Omit all images, then repeat exactly the lines below from the one containing "Generate a component" through the one containing "const sangatTidakSihat = [0, 0, 0, 0, 0, 2]", both ends included.

** start of Records to process **

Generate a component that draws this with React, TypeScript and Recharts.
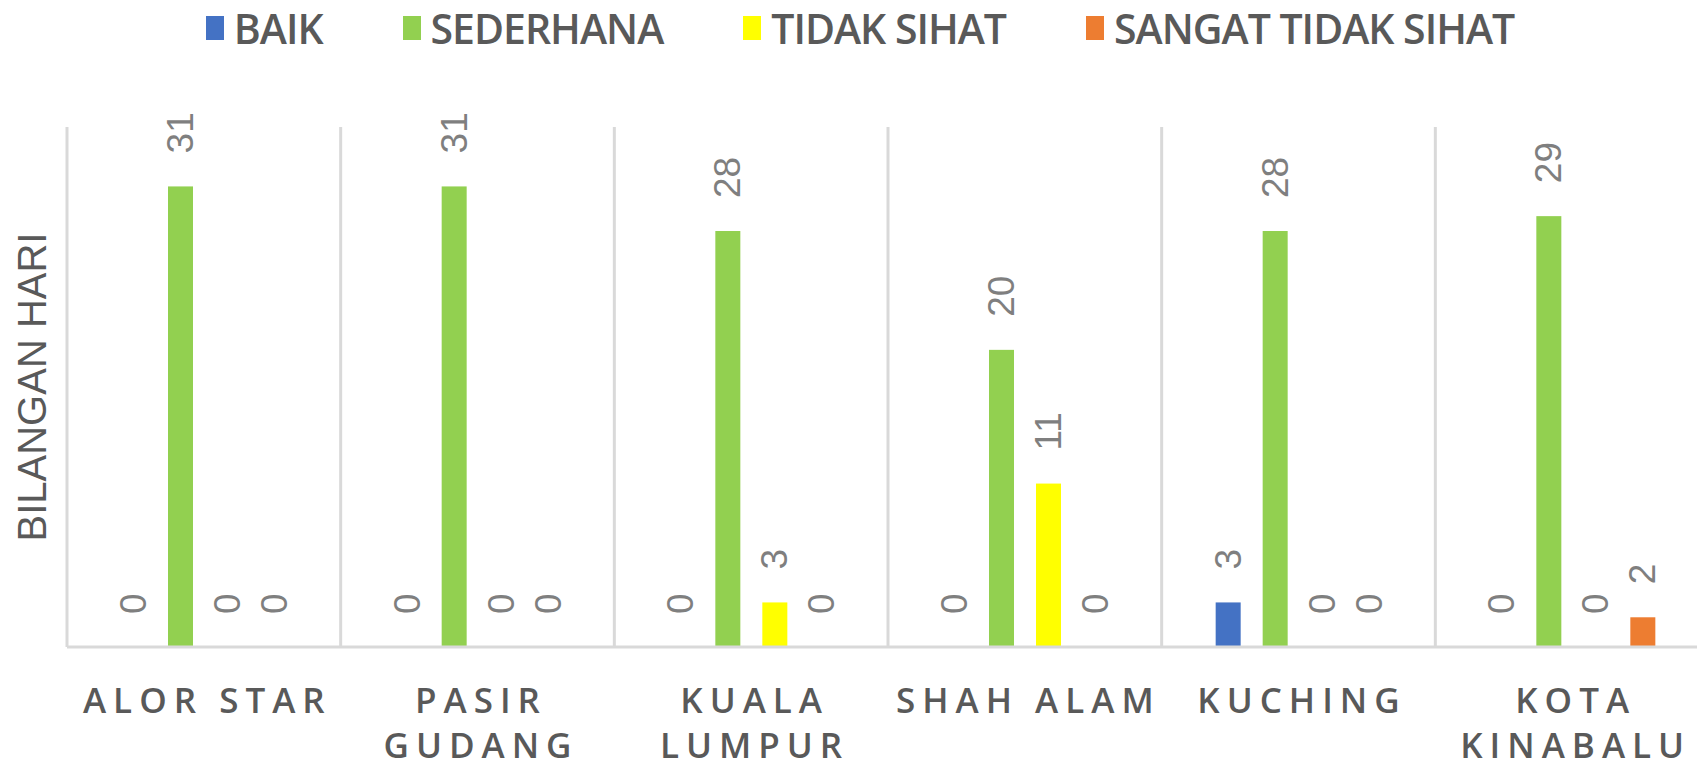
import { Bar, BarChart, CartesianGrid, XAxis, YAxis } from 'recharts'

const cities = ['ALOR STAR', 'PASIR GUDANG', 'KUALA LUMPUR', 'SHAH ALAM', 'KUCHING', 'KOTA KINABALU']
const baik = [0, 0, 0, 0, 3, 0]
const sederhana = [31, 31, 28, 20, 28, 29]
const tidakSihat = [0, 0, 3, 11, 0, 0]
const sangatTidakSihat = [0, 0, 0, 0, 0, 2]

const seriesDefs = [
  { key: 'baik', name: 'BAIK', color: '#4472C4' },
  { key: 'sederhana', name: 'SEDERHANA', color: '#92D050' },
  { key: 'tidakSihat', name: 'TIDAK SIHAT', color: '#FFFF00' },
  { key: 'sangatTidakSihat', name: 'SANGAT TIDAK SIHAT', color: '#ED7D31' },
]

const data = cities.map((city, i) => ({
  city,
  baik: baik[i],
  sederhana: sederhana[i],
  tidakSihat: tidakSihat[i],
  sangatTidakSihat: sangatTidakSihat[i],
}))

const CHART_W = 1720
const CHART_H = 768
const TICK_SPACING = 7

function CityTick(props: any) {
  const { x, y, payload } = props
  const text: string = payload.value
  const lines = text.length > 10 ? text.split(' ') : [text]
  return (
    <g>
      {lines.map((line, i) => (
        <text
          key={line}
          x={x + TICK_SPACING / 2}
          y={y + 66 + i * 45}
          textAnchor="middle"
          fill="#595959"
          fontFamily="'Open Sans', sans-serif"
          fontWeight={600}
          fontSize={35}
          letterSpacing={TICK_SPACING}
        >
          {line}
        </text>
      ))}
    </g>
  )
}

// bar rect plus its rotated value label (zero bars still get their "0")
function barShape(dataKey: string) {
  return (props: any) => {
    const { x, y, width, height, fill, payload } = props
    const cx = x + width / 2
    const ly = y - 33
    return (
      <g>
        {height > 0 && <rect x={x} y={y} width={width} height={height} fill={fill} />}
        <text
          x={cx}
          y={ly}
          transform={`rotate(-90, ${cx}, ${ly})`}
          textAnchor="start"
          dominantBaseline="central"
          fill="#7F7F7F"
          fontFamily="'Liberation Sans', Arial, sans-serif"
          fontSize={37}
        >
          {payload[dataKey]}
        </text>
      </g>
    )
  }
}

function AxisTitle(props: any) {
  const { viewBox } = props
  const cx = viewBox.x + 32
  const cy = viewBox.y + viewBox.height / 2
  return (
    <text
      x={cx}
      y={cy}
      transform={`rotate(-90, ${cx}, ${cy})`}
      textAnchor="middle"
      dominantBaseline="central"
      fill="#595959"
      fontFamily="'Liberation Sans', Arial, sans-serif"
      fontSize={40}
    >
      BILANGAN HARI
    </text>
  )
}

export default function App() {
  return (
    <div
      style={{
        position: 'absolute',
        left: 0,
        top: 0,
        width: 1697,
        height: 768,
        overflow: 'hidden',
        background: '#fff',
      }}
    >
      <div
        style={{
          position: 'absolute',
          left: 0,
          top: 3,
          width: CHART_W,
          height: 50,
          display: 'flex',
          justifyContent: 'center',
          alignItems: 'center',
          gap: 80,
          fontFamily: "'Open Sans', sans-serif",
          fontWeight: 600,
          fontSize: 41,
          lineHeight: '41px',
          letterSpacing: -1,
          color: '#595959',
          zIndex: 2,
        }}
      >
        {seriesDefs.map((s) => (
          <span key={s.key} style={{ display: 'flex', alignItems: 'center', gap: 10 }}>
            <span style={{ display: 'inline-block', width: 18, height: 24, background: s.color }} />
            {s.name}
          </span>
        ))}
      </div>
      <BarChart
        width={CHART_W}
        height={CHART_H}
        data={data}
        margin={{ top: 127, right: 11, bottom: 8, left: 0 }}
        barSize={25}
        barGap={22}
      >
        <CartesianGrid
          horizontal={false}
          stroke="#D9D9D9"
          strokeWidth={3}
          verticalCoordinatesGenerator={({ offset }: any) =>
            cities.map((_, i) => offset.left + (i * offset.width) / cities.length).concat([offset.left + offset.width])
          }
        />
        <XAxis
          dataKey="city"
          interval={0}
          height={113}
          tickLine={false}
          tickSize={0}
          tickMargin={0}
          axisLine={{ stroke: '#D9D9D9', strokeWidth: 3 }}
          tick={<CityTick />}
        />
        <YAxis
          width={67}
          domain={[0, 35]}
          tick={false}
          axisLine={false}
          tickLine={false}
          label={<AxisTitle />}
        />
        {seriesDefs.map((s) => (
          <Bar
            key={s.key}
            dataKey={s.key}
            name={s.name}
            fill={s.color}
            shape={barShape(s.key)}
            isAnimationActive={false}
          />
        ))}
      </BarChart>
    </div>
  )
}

** end of Records to process **
** start of Records to process **

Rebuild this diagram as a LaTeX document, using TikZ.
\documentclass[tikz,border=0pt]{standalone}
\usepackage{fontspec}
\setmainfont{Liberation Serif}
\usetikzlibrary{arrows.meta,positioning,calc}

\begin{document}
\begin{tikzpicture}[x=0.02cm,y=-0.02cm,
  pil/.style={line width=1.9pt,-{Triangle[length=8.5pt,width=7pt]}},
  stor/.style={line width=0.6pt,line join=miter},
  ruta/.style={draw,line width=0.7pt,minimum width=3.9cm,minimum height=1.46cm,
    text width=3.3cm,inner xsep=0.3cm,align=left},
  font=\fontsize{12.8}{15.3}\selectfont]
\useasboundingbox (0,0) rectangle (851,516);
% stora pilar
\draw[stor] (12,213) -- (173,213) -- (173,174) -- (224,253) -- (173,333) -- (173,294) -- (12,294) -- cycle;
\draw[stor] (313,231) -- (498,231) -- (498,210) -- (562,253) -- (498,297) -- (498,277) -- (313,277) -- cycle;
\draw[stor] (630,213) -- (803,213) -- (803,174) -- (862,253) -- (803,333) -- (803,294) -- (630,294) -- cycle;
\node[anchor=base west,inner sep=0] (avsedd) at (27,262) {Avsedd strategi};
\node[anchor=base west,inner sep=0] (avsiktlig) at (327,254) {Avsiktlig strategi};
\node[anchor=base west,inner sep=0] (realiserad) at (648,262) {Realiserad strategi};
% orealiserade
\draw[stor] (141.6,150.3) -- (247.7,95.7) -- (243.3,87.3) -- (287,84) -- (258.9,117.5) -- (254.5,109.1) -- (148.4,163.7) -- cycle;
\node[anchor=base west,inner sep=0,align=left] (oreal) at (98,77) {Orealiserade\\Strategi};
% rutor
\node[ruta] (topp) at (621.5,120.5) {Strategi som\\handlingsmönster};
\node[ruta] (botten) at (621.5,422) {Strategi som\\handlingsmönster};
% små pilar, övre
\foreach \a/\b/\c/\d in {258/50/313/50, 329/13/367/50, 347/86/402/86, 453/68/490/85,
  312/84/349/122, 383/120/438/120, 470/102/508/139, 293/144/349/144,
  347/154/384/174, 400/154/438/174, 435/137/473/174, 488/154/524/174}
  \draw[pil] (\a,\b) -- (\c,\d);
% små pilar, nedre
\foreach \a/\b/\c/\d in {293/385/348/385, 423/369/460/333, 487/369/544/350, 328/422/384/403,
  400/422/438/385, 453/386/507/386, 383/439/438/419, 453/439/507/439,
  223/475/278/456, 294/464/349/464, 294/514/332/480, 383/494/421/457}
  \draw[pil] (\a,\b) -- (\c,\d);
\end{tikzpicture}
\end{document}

** end of Records to process **
** start of Records to process **

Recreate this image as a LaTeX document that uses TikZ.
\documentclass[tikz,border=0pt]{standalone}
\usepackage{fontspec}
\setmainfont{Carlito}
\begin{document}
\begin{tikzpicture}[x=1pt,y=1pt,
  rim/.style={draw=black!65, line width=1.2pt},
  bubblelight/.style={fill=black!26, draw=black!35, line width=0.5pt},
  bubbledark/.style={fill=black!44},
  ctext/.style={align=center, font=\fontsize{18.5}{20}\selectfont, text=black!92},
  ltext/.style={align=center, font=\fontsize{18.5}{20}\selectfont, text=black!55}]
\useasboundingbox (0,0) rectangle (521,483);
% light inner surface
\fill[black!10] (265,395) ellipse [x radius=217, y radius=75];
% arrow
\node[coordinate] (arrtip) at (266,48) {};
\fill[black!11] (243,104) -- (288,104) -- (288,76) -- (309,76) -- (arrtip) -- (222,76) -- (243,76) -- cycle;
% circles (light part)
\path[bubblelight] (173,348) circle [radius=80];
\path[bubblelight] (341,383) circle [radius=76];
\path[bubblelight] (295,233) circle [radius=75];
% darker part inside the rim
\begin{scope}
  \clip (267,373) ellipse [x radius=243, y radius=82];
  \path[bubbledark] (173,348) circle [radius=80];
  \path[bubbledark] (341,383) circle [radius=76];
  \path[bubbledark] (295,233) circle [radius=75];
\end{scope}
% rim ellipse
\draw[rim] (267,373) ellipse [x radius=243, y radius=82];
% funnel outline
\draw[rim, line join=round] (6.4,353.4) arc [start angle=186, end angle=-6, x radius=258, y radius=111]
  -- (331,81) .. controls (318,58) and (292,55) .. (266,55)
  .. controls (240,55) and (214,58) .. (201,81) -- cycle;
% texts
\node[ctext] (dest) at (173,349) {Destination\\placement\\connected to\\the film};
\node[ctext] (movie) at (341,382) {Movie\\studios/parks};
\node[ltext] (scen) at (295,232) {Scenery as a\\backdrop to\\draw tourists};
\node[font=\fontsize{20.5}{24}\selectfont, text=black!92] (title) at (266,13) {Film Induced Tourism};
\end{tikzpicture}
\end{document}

** end of Records to process **

- **Worked solution**
Generate a component that draws this with React, TypeScript and Recharts.
import { Bar, BarChart, CartesianGrid, XAxis, YAxis } from 'recharts'

const cities = ['ALOR STAR', 'PASIR GUDANG', 'KUALA LUMPUR', 'SHAH ALAM', 'KUCHING', 'KOTA KINABALU']
const baik = [0, 0, 0, 0, 3, 0]
const sederhana = [31, 31, 28, 20, 28, 29]
const tidakSihat = [0, 0, 3, 11, 0, 0]
const sangatTidakSihat = [0, 0, 0, 0, 0, 2]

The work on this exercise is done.